[Set problem]
Quote the whole listing word for word. Do not include the pictures.

[Supplied data]
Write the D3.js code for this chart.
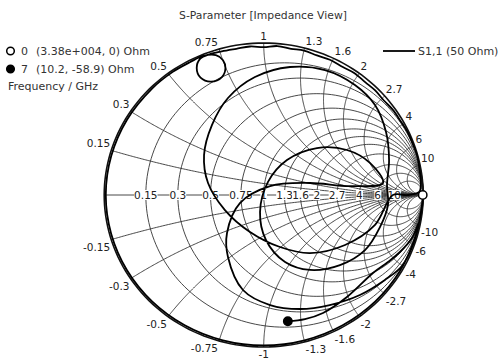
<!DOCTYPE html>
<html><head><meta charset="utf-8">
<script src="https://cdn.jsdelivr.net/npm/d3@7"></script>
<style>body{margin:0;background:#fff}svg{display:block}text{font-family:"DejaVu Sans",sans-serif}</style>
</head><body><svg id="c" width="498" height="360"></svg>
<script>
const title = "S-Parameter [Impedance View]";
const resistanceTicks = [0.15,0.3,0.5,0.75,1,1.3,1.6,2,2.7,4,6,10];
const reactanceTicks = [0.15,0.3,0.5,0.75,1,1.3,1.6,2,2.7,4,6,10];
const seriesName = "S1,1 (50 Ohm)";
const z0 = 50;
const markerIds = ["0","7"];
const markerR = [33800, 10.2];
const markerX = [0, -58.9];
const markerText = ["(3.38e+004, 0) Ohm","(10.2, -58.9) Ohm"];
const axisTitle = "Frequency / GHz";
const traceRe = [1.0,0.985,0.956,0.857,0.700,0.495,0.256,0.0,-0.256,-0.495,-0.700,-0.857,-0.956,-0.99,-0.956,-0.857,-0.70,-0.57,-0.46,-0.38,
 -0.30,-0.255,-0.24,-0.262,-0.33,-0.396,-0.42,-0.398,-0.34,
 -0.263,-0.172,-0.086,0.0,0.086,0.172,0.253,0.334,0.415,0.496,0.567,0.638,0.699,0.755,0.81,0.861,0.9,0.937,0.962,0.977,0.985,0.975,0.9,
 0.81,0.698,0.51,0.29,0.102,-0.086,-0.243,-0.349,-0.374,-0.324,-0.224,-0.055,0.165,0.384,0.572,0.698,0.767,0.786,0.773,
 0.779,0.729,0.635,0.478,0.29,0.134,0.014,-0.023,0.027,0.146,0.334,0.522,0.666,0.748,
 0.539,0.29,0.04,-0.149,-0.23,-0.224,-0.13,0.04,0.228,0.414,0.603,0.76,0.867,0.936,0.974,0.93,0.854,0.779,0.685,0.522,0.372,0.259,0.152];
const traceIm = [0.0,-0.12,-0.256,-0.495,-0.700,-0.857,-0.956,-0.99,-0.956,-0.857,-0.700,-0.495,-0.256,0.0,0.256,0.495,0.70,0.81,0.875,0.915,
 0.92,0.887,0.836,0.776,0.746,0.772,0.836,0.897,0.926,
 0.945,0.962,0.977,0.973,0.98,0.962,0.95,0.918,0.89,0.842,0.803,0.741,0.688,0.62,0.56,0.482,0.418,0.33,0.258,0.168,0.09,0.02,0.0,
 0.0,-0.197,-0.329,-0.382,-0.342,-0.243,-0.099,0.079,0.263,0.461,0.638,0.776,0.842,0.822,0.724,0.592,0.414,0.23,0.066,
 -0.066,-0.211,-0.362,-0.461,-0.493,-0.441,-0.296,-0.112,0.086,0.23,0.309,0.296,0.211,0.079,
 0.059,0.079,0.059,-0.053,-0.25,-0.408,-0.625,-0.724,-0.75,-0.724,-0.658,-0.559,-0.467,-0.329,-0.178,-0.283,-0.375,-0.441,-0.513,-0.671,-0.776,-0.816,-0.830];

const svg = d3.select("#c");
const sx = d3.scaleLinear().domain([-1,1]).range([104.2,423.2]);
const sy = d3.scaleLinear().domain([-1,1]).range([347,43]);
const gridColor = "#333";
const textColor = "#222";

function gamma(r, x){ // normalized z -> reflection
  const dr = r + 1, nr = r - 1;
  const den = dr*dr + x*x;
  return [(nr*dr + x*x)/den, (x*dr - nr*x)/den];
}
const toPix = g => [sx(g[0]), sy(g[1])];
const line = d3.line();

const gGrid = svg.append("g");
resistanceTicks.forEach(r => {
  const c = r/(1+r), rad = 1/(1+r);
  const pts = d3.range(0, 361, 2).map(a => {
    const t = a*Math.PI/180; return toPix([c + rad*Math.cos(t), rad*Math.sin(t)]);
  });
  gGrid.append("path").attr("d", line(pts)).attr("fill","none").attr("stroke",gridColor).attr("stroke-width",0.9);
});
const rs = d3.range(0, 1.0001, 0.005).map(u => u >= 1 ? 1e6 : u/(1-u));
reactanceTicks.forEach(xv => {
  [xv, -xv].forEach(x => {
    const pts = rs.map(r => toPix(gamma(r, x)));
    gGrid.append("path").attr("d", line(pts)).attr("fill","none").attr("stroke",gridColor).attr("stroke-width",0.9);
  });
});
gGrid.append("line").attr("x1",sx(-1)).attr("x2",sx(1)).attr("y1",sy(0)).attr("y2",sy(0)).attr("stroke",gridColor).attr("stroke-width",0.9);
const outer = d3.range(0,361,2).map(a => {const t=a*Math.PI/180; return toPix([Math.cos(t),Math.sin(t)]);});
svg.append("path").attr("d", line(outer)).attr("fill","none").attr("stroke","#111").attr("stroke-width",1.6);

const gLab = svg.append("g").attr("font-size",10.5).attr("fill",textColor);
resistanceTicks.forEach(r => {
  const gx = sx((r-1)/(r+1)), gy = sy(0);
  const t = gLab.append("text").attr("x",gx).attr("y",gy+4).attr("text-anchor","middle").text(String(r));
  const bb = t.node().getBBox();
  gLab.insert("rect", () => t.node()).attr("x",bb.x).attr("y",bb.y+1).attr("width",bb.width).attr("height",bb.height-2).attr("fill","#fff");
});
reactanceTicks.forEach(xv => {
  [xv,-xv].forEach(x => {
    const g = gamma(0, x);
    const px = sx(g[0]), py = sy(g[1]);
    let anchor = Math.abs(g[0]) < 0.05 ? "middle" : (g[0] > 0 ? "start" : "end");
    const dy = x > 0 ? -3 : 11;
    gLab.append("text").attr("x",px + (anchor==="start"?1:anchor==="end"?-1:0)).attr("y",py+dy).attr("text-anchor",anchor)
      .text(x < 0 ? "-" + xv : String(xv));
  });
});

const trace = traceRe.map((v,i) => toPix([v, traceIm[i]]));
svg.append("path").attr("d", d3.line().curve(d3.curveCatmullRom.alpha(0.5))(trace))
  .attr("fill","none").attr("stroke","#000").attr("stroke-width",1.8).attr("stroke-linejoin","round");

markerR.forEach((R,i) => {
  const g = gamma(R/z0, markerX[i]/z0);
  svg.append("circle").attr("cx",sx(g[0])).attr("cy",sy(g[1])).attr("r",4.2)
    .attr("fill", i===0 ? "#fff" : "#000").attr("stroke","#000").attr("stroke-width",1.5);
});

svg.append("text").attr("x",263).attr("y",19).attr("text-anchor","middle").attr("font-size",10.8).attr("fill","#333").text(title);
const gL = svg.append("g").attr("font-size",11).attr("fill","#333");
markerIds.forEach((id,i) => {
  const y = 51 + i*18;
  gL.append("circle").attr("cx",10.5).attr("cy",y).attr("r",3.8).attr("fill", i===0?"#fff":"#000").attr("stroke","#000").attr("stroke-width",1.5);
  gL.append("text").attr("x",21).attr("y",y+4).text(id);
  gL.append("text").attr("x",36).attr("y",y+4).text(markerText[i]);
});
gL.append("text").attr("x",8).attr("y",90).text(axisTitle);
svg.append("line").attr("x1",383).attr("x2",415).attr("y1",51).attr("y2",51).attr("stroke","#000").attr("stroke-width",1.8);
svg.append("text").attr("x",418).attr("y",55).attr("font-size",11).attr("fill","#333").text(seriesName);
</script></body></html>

[Full answer]
Write the D3.js code for this chart.
<!DOCTYPE html>
<html><head><meta charset="utf-8">
<script src="https://cdn.jsdelivr.net/npm/d3@7"></script>
<style>body{margin:0;background:#fff}svg{display:block}text{font-family:"DejaVu Sans",sans-serif}</style>
</head><body><svg id="c" width="498" height="360"></svg>
<script>
const title = "S-Parameter [Impedance View]";
const resistanceTicks = [0.15,0.3,0.5,0.75,1,1.3,1.6,2,2.7,4,6,10];
const reactanceTicks = [0.15,0.3,0.5,0.75,1,1.3,1.6,2,2.7,4,6,10];
const seriesName = "S1,1 (50 Ohm)";
const z0 = 50;
const markerIds = ["0","7"];
const markerR = [33800, 10.2];
const markerX = [0, -58.9];
const markerText = ["(3.38e+004, 0) Ohm","(10.2, -58.9) Ohm"];
const axisTitle = "Frequency / GHz";
const traceRe = [1.0,0.985,0.956,0.857,0.700,0.495,0.256,0.0,-0.256,-0.495,-0.700,-0.857,-0.956,-0.99,-0.956,-0.857,-0.70,-0.57,-0.46,-0.38,
 -0.30,-0.255,-0.24,-0.262,-0.33,-0.396,-0.42,-0.398,-0.34,
 -0.263,-0.172,-0.086,0.0,0.086,0.172,0.253,0.334,0.415,0.496,0.567,0.638,0.699,0.755,0.81,0.861,0.9,0.937,0.962,0.977,0.985,0.975,0.9,
 0.81,0.698,0.51,0.29,0.102,-0.086,-0.243,-0.349,-0.374,-0.324,-0.224,-0.055,0.165,0.384,0.572,0.698,0.767,0.786,0.773,
 0.779,0.729,0.635,0.478,0.29,0.134,0.014,-0.023,0.027,0.146,0.334,0.522,0.666,0.748,
 0.539,0.29,0.04,-0.149,-0.23,-0.224,-0.13,0.04,0.228,0.414,0.603,0.76,0.867,0.936,0.974,0.93,0.854,0.779,0.685,0.522,0.372,0.259,0.152];
const traceIm = [0.0,-0.12,-0.256,-0.495,-0.700,-0.857,-0.956,-0.99,-0.956,-0.857,-0.700,-0.495,-0.256,0.0,0.256,0.495,0.70,0.81,0.875,0.915,
 0.92,0.887,0.836,0.776,0.746,0.772,0.836,0.897,0.926,
 0.945,0.962,0.977,0.973,0.98,0.962,0.95,0.918,0.89,0.842,0.803,0.741,0.688,0.62,0.56,0.482,0.418,0.33,0.258,0.168,0.09,0.02,0.0,
 0.0,-0.197,-0.329,-0.382,-0.342,-0.243,-0.099,0.079,0.263,0.461,0.638,0.776,0.842,0.822,0.724,0.592,0.414,0.23,0.066,
 -0.066,-0.211,-0.362,-0.461,-0.493,-0.441,-0.296,-0.112,0.086,0.23,0.309,0.296,0.211,0.079,
 0.059,0.079,0.059,-0.053,-0.25,-0.408,-0.625,-0.724,-0.75,-0.724,-0.658,-0.559,-0.467,-0.329,-0.178,-0.283,-0.375,-0.441,-0.513,-0.671,-0.776,-0.816,-0.830];

const svg = d3.select("#c");
const sx = d3.scaleLinear().domain([-1,1]).range([104.2,423.2]);
const sy = d3.scaleLinear().domain([-1,1]).range([347,43]);
const gridColor = "#333";
const textColor = "#222";

function gamma(r, x){ // normalized z -> reflection
  const dr = r + 1, nr = r - 1;
  const den = dr*dr + x*x;
  return [(nr*dr + x*x)/den, (x*dr - nr*x)/den];
}
const toPix = g => [sx(g[0]), sy(g[1])];
const line = d3.line();

const gGrid = svg.append("g");
resistanceTicks.forEach(r => {
  const c = r/(1+r), rad = 1/(1+r);
  const pts = d3.range(0, 361, 2).map(a => {
    const t = a*Math.PI/180; return toPix([c + rad*Math.cos(t), rad*Math.sin(t)]);
  });
  gGrid.append("path").attr("d", line(pts)).attr("fill","none").attr("stroke",gridColor).attr("stroke-width",0.9);
});
const rs = d3.range(0, 1.0001, 0.005).map(u => u >= 1 ? 1e6 : u/(1-u));
reactanceTicks.forEach(xv => {
  [xv, -xv].forEach(x => {
    const pts = rs.map(r => toPix(gamma(r, x)));
    gGrid.append("path").attr("d", line(pts)).attr("fill","none").attr("stroke",gridColor).attr("stroke-width",0.9);
  });
});
gGrid.append("line").attr("x1",sx(-1)).attr("x2",sx(1)).attr("y1",sy(0)).attr("y2",sy(0)).attr("stroke",gridColor).attr("stroke-width",0.9);
const outer = d3.range(0,361,2).map(a => {const t=a*Math.PI/180; return toPix([Math.cos(t),Math.sin(t)]);});
svg.append("path").attr("d", line(outer)).attr("fill","none").attr("stroke","#111").attr("stroke-width",1.6);

const gLab = svg.append("g").attr("font-size",10.5).attr("fill",textColor);
resistanceTicks.forEach(r => {
  const gx = sx((r-1)/(r+1)), gy = sy(0);
  const t = gLab.append("text").attr("x",gx).attr("y",gy+4).attr("text-anchor","middle").text(String(r));
  const bb = t.node().getBBox();
  gLab.insert("rect", () => t.node()).attr("x",bb.x).attr("y",bb.y+1).attr("width",bb.width).attr("height",bb.height-2).attr("fill","#fff");
});
reactanceTicks.forEach(xv => {
  [xv,-xv].forEach(x => {
    const g = gamma(0, x);
    const px = sx(g[0]), py = sy(g[1]);
    let anchor = Math.abs(g[0]) < 0.05 ? "middle" : (g[0] > 0 ? "start" : "end");
    const dy = x > 0 ? -3 : 11;
    gLab.append("text").attr("x",px + (anchor==="start"?1:anchor==="end"?-1:0)).attr("y",py+dy).attr("text-anchor",anchor)
      .text(x < 0 ? "-" + xv : String(xv));
  });
});

const trace = traceRe.map((v,i) => toPix([v, traceIm[i]]));
svg.append("path").attr("d", d3.line().curve(d3.curveCatmullRom.alpha(0.5))(trace))
  .attr("fill","none").attr("stroke","#000").attr("stroke-width",1.8).attr("stroke-linejoin","round");

markerR.forEach((R,i) => {
  const g = gamma(R/z0, markerX[i]/z0);
  svg.append("circle").attr("cx",sx(g[0])).attr("cy",sy(g[1])).attr("r",4.2)
    .attr("fill", i===0 ? "#fff" : "#000").attr("stroke","#000").attr("stroke-width",1.5);
});

svg.append("text").attr("x",263).attr("y",19).attr("text-anchor","middle").attr("font-size",10.8).attr("fill","#333").text(title);
const gL = svg.append("g").attr("font-size",11).attr("fill","#333");
markerIds.forEach((id,i) => {
  const y = 51 + i*18;
  gL.append("circle").attr("cx",10.5).attr("cy",y).attr("r",3.8).attr("fill", i===0?"#fff":"#000").attr("stroke","#000").attr("stroke-width",1.5);
  gL.append("text").attr("x",21).attr("y",y+4).text(id);
  gL.append("text").attr("x",36).attr("y",y+4).text(markerText[i]);
});
gL.append("text").attr("x",8).attr("y",90).text(axisTitle);
svg.append("line").attr("x1",383).attr("x2",415).attr("y1",51).attr("y2",51).attr("stroke","#000").attr("stroke-width",1.8);
svg.append("text").attr("x",418).attr("y",55).attr("font-size",11).attr("fill","#333").text(seriesName);
</script></body></html>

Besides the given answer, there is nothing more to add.